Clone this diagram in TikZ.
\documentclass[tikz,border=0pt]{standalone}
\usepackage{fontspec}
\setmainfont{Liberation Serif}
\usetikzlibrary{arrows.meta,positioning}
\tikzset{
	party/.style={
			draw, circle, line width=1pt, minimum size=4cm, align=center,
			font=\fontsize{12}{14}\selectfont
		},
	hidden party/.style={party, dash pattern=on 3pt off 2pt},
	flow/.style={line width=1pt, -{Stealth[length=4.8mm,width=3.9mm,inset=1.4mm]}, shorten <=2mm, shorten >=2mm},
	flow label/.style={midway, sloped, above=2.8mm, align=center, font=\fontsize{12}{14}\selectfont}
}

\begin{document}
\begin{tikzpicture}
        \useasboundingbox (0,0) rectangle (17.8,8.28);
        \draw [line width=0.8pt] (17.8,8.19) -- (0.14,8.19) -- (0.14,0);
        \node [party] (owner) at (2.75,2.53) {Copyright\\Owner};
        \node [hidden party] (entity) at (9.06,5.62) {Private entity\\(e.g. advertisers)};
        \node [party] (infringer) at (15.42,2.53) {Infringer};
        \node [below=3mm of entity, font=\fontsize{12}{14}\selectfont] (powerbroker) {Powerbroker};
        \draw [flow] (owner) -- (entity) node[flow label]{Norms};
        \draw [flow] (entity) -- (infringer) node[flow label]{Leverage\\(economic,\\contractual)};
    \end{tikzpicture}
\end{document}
+ + + + +
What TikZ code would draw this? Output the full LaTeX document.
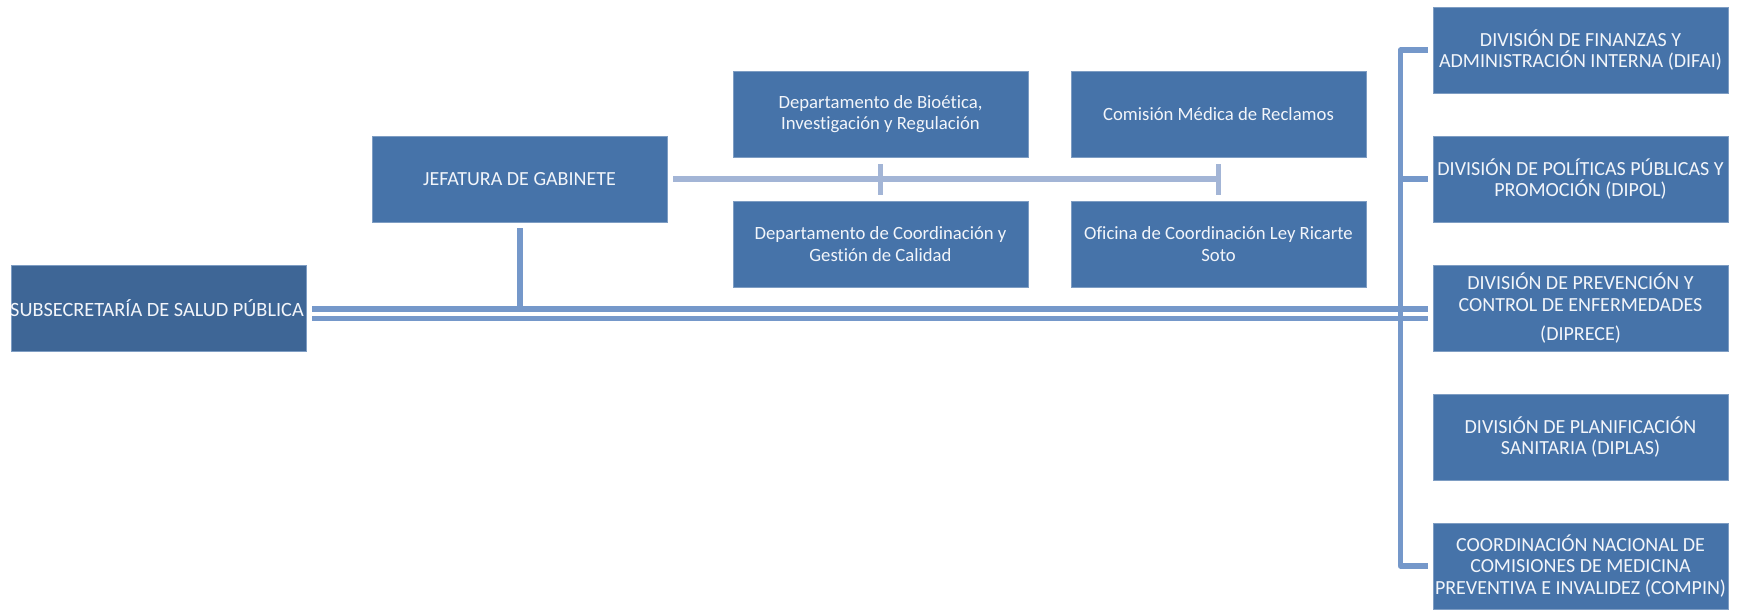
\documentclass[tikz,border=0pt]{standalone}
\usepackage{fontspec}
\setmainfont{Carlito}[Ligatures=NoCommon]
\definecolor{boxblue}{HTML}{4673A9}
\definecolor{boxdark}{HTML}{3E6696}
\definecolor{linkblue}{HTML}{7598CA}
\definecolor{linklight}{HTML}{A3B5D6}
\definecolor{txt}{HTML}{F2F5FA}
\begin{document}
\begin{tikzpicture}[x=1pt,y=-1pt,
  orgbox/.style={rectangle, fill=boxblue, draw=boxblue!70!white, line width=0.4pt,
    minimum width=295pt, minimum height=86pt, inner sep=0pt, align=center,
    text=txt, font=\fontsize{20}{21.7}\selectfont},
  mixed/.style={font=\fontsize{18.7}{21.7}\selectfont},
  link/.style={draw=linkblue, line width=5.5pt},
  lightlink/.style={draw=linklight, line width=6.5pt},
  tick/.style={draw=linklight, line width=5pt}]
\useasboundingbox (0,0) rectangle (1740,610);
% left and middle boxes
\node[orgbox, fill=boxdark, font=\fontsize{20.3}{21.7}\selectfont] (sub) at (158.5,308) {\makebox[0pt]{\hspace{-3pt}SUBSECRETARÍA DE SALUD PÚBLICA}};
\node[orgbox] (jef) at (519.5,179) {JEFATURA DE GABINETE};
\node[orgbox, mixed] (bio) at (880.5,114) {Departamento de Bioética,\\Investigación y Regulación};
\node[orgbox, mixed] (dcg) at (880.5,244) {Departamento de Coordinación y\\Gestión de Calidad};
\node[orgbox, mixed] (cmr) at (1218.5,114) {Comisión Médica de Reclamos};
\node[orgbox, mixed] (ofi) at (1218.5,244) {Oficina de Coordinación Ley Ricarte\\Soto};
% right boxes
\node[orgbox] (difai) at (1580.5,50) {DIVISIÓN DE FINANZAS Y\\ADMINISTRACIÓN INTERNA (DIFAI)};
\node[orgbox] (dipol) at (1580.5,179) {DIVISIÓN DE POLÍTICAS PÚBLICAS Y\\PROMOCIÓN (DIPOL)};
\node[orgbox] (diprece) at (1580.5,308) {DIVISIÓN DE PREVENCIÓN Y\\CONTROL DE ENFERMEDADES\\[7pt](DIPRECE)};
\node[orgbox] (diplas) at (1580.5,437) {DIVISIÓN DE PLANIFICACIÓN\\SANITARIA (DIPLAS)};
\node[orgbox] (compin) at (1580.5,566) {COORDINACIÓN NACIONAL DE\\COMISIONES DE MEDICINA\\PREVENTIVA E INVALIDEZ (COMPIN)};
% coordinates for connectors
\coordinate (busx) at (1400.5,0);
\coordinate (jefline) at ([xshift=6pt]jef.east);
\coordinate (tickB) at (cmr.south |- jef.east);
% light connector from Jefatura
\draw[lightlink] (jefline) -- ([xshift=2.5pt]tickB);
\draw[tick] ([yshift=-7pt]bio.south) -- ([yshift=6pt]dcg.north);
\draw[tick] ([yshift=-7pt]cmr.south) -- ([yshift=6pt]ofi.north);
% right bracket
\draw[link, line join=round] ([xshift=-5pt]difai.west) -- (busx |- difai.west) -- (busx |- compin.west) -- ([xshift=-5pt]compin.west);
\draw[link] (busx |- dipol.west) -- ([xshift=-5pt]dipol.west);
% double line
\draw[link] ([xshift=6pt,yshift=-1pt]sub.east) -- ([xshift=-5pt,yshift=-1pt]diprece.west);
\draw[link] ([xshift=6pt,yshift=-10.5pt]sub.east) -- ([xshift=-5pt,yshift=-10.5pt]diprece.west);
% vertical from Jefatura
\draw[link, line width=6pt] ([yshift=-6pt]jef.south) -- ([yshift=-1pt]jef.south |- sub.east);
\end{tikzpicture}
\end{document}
+ + + + +
• Problem to work on: Where a line holds "this", copy that line.

• Written response:
Clone this diagram in TikZ.
What TikZ code would draw this? Output the full LaTeX document.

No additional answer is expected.